Yes, the baby can breathe when he/she comes out under water. Just like they can breathe in amniotic fluid. They breathe in through their mouth when they hit air.
Yes, it is extremely safe. It took many years, and mountains of data for our hospital to be convinced of this, and believe me they would not allow birthing tubs if there wasn't significant data to show how safe it is.
The water might be murky. But a hospital bed doesn't exactly stay clean either; you just clean it up. And I won't stay in the tub for very long after the baby arrives, I'll get into a nice clean warm bed and enjoy my baby there.
And I can't wait for that.
I mean I CANNOT WAIT to hold my little baby and watch my husband and kids do the same, and I cannot wait for the joy, the unspeakable joy that comes from meeting that new little person for the first time.
And I can't wait for her to experience that either...
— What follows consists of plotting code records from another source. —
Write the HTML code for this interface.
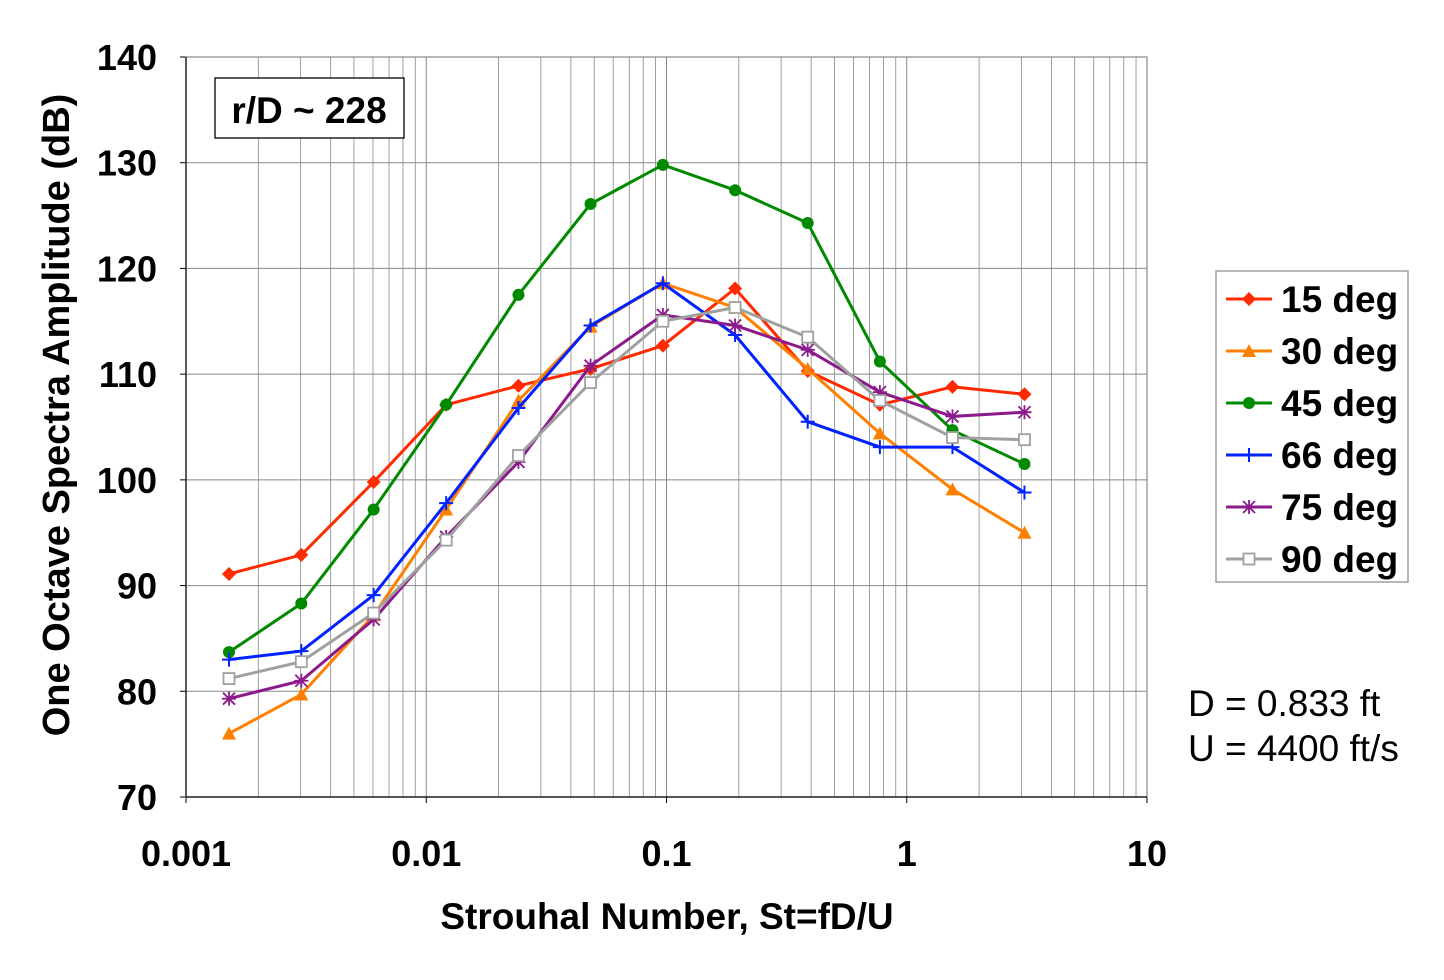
<!DOCTYPE html>
<html><head><meta charset="utf-8"><style>
body{margin:0;background:#fff}
svg text{font-family:"Liberation Sans",Arial,sans-serif}
</style></head><body>
<svg id="c" width="1444" height="975" viewBox="0 0 1444 975" xmlns="http://www.w3.org/2000/svg">
<g id="grid"></g>
<g id="axes"></g>
<g id="series"></g>
<g id="legend"></g>
<rect x="215" y="78" width="189" height="60" fill="#fff" stroke="#000" stroke-width="1.3"/>
<text x="309" y="123" font-size="37" font-weight="bold" text-anchor="middle">r/D ~ 228</text>
<text x="667" y="929" font-size="37" font-weight="bold" text-anchor="middle">Strouhal Number, St=fD/U</text>
<text transform="translate(69,415) rotate(-90)" font-size="38" font-weight="bold" text-anchor="middle">One Octave Spectra Amplitude (dB)</text>
<text x="1188" y="716" font-size="37">D = 0.833 ft</text>
<text x="1188" y="761" font-size="37">U = 4400 ft/s</text>
</svg>
<script>
const xValues=[0.00151,0.00302,0.00604,0.0121,0.0242,0.0483,0.0966,0.193,0.387,0.773,1.55,3.09];
const s15=[91.1,92.9,99.8,107.1,108.9,110.5,112.7,118.1,110.3,107.1,108.8,108.1];
const s30=[76.0,79.7,87.2,97.2,107.5,114.5,118.6,116.3,110.5,104.4,99.1,95.0];
const s45=[83.7,88.3,97.2,107.1,117.5,126.1,129.8,127.4,124.3,111.2,104.7,101.5];
const s66=[83.0,83.8,89.1,97.8,106.8,114.6,118.6,113.7,105.5,103.1,103.1,98.8];
const s75=[79.3,81.0,86.8,94.6,101.7,110.8,115.6,114.6,112.3,108.3,106.0,106.4];
const s90=[81.2,82.8,87.4,94.3,102.3,109.2,115.0,116.3,113.5,107.5,104.0,103.8];
const seriesNames=["15 deg","30 deg","45 deg","66 deg","75 deg","90 deg"];
const yTicks=[70,80,90,100,110,120,130,140];
const xTicks=["0.001","0.01","0.1","1","10"];
const NS="http://www.w3.org/2000/svg";
const L=186,R=1147,T=57,B=797;
const xs=v=>L+(Math.log10(v)+3)/4*(R-L);
const ys=v=>B-(v-70)/70*(B-T);
function mk(tag,attrs,parent){const e=document.createElementNS(NS,tag);for(const k in attrs)e.setAttribute(k,attrs[k]);parent.appendChild(e);return e;}
const grid=document.getElementById('grid'),axes=document.getElementById('axes');
for(let d=-3;d<1;d++)for(let m=1;m<10;m++){const x=xs(m*Math.pow(10,d));const l=mk('line',{x1:x,x2:x,y1:T,y2:B,stroke:'#888','stroke-width':m==1?1:0.8},grid);}
yTicks.forEach(v=>{const y=ys(v);const l=mk('line',{x1:L,x2:R,y1:y,y2:y,stroke:'#888','stroke-width':1},grid);
const t=mk('text',{x:157,y:y+13,'font-size':36,'font-weight':'bold','text-anchor':'end'},axes);t.textContent=v;
mk('line',{x1:L-6,x2:L,y1:y,y2:y,stroke:'#000'},axes);});
xTicks.forEach(s=>{const x=xs(parseFloat(s));const t=mk('text',{x:x,y:866,'font-size':36,'font-weight':'bold','text-anchor':'middle'},axes);t.textContent=s;mk('line',{x1:x,x2:x,y1:B,y2:B+6,stroke:'#000'},axes);});
mk('rect',{x:L,y:T,width:R-L,height:B-T,fill:'none',stroke:'#888','stroke-width':1.2},axes);
mk('line',{x1:L,x2:L,y1:T,y2:B,stroke:'#000','stroke-width':1.2},axes);
mk('line',{x1:L,x2:R,y1:B,y2:B,stroke:'#000','stroke-width':1.2},axes);
const colors=["#ff2a00","#ff8000","#008a00","#0022ff","#8b1a8b","#a0a0a0"];
const markers=["diamond","triangle","circle","plus","star","square"];
const all=[s15,s30,s45,s66,s75,s90];
function marker(g,type,x,y,c){
 if(type=="diamond")mk('polygon',{points:`${x},${y-7} ${x+7},${y} ${x},${y+7} ${x-7},${y}`,fill:c},g);
 else if(type=="triangle")mk('polygon',{points:`${x},${y-7} ${x+7},${y+6} ${x-7},${y+6}`,fill:c},g);
 else if(type=="circle")mk('circle',{cx:x,cy:y,r:6,fill:c},g);
 else if(type=="plus"){mk('path',{d:`M${x-7} ${y}H${x+7}M${x} ${y-7}V${y+7}`,stroke:c,'stroke-width':2},g);}
 else if(type=="star"){mk('path',{d:`M${x-6} ${y-6}L${x+6} ${y+6}M${x+6} ${y-6}L${x-6} ${y+6}M${x} ${y-7}V${y+7}M${x-7} ${y}H${x+7}`,stroke:c,'stroke-width':1.8},g);}
 else if(type=="square")mk('rect',{x:x-5.5,y:y-5.5,width:11,height:11,fill:'#fff',stroke:c,'stroke-width':1.8},g);
}
const sg=document.getElementById('series');
all.forEach((vals,i)=>{const g=mk('g',{},sg);
 const pts=vals.map((v,j)=>xs(xValues[j])+','+ys(v)).join(' ');
 mk('polyline',{points:pts,fill:'none',stroke:colors[i],'stroke-width':3},g);
 vals.forEach((v,j)=>marker(g,markers[i],xs(xValues[j]),ys(v),colors[i]));});
const lg=document.getElementById('legend');
const box=mk('rect',{x:1216,y:271,width:192,height:311,fill:'#fff',stroke:'#888','stroke-width':1.2},lg);

seriesNames.forEach((n,i)=>{const y=299+i*52;const g=mk('g',{},lg);
 mk('line',{x1:1226,x2:1272,y1:y,y2:y,stroke:colors[i],'stroke-width':3},g);marker(g,markers[i],1249,y,colors[i]);
 const t=mk('text',{x:1281,y:y+13,'font-size':37,'font-weight':'bold'},g);t.textContent=n;});
</script>
</body></html>
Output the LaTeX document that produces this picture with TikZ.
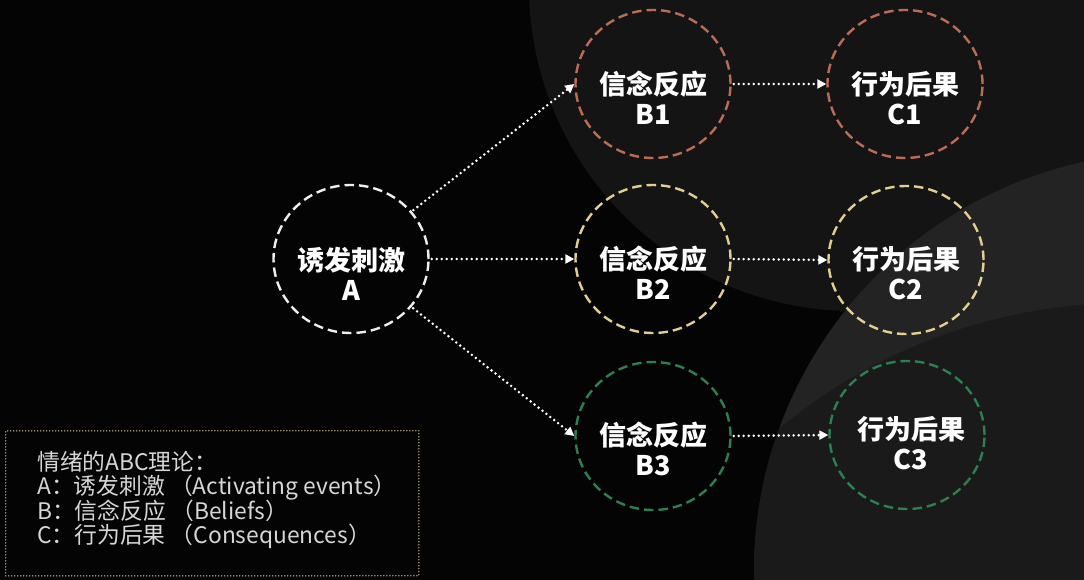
\documentclass[tikz,border=0pt]{standalone}
\usepackage{fontspec}
\setmainfont{Noto Sans CJK SC}
\usetikzlibrary{arrows.meta,shapes.geometric}
\definecolor{bgbase}{RGB}{4,4,4}
\definecolor{bgone}{RGB}{20,20,20}
\definecolor{bgtwo}{RGB}{35,35,35}
\definecolor{bgthree}{RGB}{26,26,26}
\definecolor{ringA}{RGB}{238,238,238}
\definecolor{ringone}{RGB}{188,108,84}
\definecolor{ringtwo}{RGB}{226,206,142}
\definecolor{ringthree}{RGB}{42,128,80}
\definecolor{legframe}{RGB}{200,180,140}
\definecolor{legtext}{RGB}{214,214,214}
\tikzset{
  ring/.style={ellipse, minimum width=155pt, minimum height=148pt, inner sep=0pt,
    line width=2.4pt, dash pattern=on 9.5pt off 5pt},
  ntext/.style={text=white, align=center, inner sep=0pt,
    font=\fontsize{27pt}{30pt}\selectfont\bfseries},
  flow/.style={draw=white, line width=2.8pt, line cap=round,
    dash pattern=on 0pt off 5pt, shorten <=2pt,
    -{Triangle[length=9pt,width=9pt]}},
  legbox/.style={draw=legframe, line width=1.5pt, line cap=round,
    dash pattern=on 0pt off 3pt, inner sep=0pt,
    minimum width=413pt, minimum height=145pt, anchor=north west},
  legline/.style={text=legtext, anchor=base west, inner sep=0pt,
    font=\fontsize{22.8pt}{24pt}\selectfont}
}
\begin{document}
\begin{tikzpicture}[x=1pt,y=-1pt]
\useasboundingbox (0,0) rectangle (1084,580);
\fill[bgbase] (0,0) rectangle (1084,580);
\begin{scope}
  \clip (0,0) rectangle (1084,580);
  \fill[bgone] (854,-14) circle[radius=325pt];
  \fill[bgtwo] (1174,572) circle[radius=420pt];
  \begin{scope}
    \clip (1174,572) circle[radius=420pt];
    \fill[bgthree] (1128,850) circle[radius=547pt];
  \end{scope}
\end{scope}

% circles
\node[ring, draw=ringA] (A) at (351,259) {};
\node[ring, draw=ringone] (B1) at (653,84) {};
\node[ring, draw=ringtwo] (B2) at (653,259) {};
\node[ring, draw=ringthree] (B3) at (653,436) {};
\node[ring, draw=ringone] (C1) at (905,84) {};
\node[ring, draw=ringtwo] (C2) at (906,260) {};
\node[ring, draw=ringthree] (C3) at (907,435) {};

% texts
\node[ntext] (At) at ([yshift=-15pt]A.center) {诱发刺激\\A};
\node[ntext] (B1t) at ([yshift=-14pt]B1.center) {信念反应\\B1};
\node[ntext] (B2t) at ([yshift=-14pt]B2.center) {信念反应\\B2};
\node[ntext] (B3t) at ([yshift=-13pt]B3.center) {信念反应\\B3};
\node[ntext] (C1t) at ([yshift=-14pt]C1.center) {行为后果\\C1};
\node[ntext] (C2t) at ([yshift=-13pt]C2.center) {行为后果\\C2};
\node[ntext] (C3t) at ([xshift=4pt,yshift=-8pt]C3.center) {行为后果\\C3};

% connectors
\draw[flow] (A) -- (B1.west);
\draw[flow] (A.east) -- (B2.west);
\draw[flow] (A) -- (B3.west);
\draw[flow] (B1.east) -- (C1.west);
\draw[flow] (B2.east) -- (C2.west);
\draw[flow] (B3.east) -- (C3.west);

% legend
\node[legbox] (legend) at (5,430) {};
\node[legline] (L0) at (37,470) {情绪的ABC理论：};
\node[legline] (L1) at (37,494.5) {A：诱发刺激 （Activating events）};
\node[legline] (L2) at (37,519) {B：信念反应 （Beliefs）};
\node[legline] (L3) at (37,543.5) {C：行为后果 （Consequences）};
\end{tikzpicture}
\end{document}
So here I am at the end of my post...and while searching for a misspelled word or punctuation error I made some decisions. Which is why I love writing and blogging so much - it brings my brain into focus so often. And this month especially, I need some focus.
I'm going to ride out these last seven weeks of emotions, knowing that this is the very last baby I'll carry. I'm going to soak up every moment with Lily as my baby, and look forward to the changes that will happen when she graduates to big sister status. I'm going to let my family rally around me as I depend more on them to do the things I usually do, and know that in just a short time I'll be back to my normal self. I'm going to trust that God will help me through whatever labor and delivery brings, just as He always has. And I'm going to cut myself some slack when my hormones and goals take a plummet or two, have a good cry, and remember those wise words of old...
|To every thing there is a season, and a time to every purpose under the heaven:|
|a time to be born, and a time to die; a time to plant, and a time to pluck up that which is planted....|
He hath made everything beautiful in his time.